Au 12 juillet 1939, les autorités allemandes autorisent une nouvelle fois le transit par l’Allemagne d’ouvriers agricoles polonais pour les besoins de la moisson au Luxembourg. Le 1er septembre 1939, l’armée allemande envahit la Pologne, d’où un appel du consulat de Pologne à ses concitoyens de rejoindre l’armée, événement que la Luxemburger Zeitung relate comme suit en date du 24. octobre 1939 : « Abreise der Polen. Gestern früh sammelten sich ab 6 Uhr im Hotel Select in der Straßburgerstraße die polnischen Staatsangehörigen aus Luxemburg, die einberufen wurden, um in der der französischen Armee angegliederten polnischen Legion zu kämpfen. Gegen 180 Polen, in der Hauptsache Landarbeiter, waren der Aufforderung gefolgt. Ein Beauftrag-ter des polnischen Generalkonsuls in Brüssel war eigens nach Luxemburg gekommen, um die Landsleute nach Brüssel zu bringen, wo die Ausmus­terung erfolgt. Mit dem Gesang polnischer Lieder zogen sie zum Bahnhof, den sie gegen 9 Uhr verließen. Gegen Monatsende soll ein zweiter Transport nach Brüssel abgehen ».

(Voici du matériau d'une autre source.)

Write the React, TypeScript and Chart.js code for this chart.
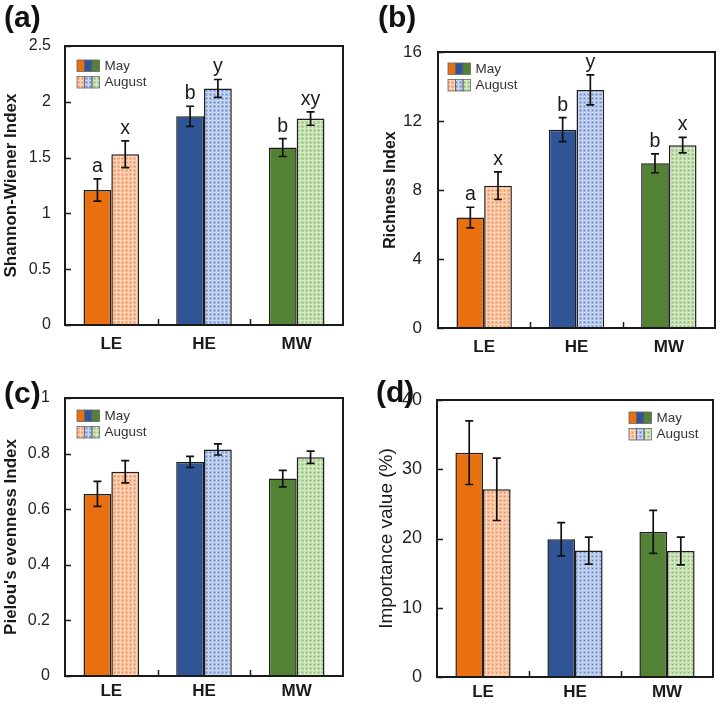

Cette affaire valut d’ailleurs au gouvernement luxembourgeois, soi-disant coupable de recrutement de soldats pour une armée étrangère sur son territoire, une protestation de la Léga-tion d’Allemagne, au motif que le grand-duché aurait enfreint ses obligations de pays neutre.

L’auteur est économiste au ministère de l’Agriculture.